Strings know their own length
Strings are arrays of bytes
Strings are hard, especially when you start to add concepts like encoding and locales, etc … but that’s not what we are talking about here. Let’s ⏪.
Strings are simple, they are just a consecutive sequences of characters, let’s keep hiding a lot under the carpet 🙊, strings are just a (null terminated) array of bytes. The length of the string is the number of non null bytes.
A simple way to get that information in C would be a loop (it’s ok to write loops in C).
int string_length( const char* s){
int n = 0 ;
for( char* p = s; *p != 0; p++) n++ ;
return n ;
}
string_length( "head, shoulders, knees and toes") ;
This just counts the number of bytes (aka char
) in the string, obviously in real life
what a character is is more complicated than a byte
some characters, like say emojis are
made of several bytes, but we said this was another day’s problem.
We don’t have to write the loop manually because we know about the
C function strlen
;
strlen( "head, shoulders, knees and toes" ) ;
What about R strings
You don’t typically see individual strings in R because R has no
notion of scalars, you see character vectors of length one, perhaps through
the Rcpp::CharacterVector
class.
You don’t see them, but they exist internally as one of the SEXP types, namely CHARSXP
.
When you have a character vector (a STRSXP
) and you want a single string (a CHARSXP
)
you may use the STRING_ELT
macro.
Then if you want the actual string, you can use the CHAR
macro.
Rcpp::cppFunction( '
int rstring_length_strlen( SEXP sv ){
SEXP s = STRING_ELT(sv, 0) ;
return strlen( CHAR(s) ) ;
}
')
s <- "head, shoulders, knees and toes"
rstring_length_strlen( s )
## [1] 31
nchar(s)
## [1] 31
But CHAR
is not the only thing you can do to a CHARSXP
, you can also
use the LENGTH
macro, which retrieves information that is stored in the SEXP
alonside the actual string, so R strings already know their length.
Rcpp::cppFunction( '
int rstring_length_LENGTH( SEXP sv ){
SEXP s = STRING_ELT(sv, 0) ;
return LENGTH( s ) ;
}
')
rstring_length_LENGTH( s )
## [1] 31
Back story
This might be an obscure post, it’s been on this blog issues for a while now.
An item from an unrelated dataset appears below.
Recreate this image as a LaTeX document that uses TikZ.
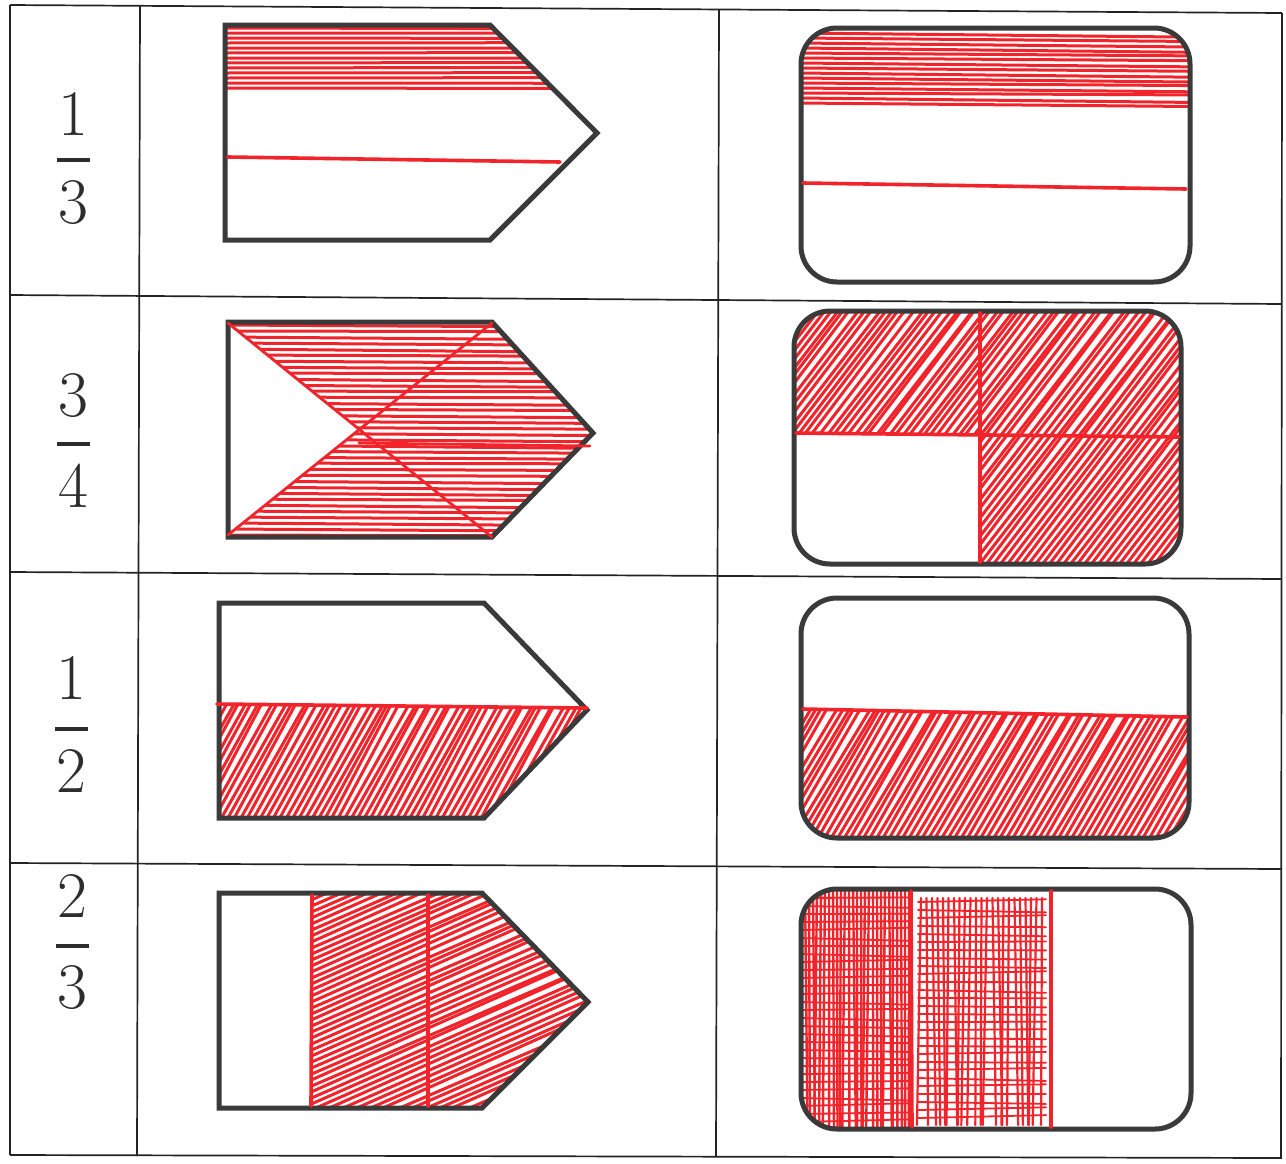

I guess I’ve not materialised it yet is because of my conception that this is either known by people for which this relevant, or it is not relevant to other people. Either you already know, or you don’t have to care.
I’ll try to force myself to write about these types of things when I can identify that at some point in the past, I would have benefited from knowing and I did not.
And that’s quite the case, otherwise the size
method of Rcpp::String
would use
length
when in fact there isn’t even a size
method 😱.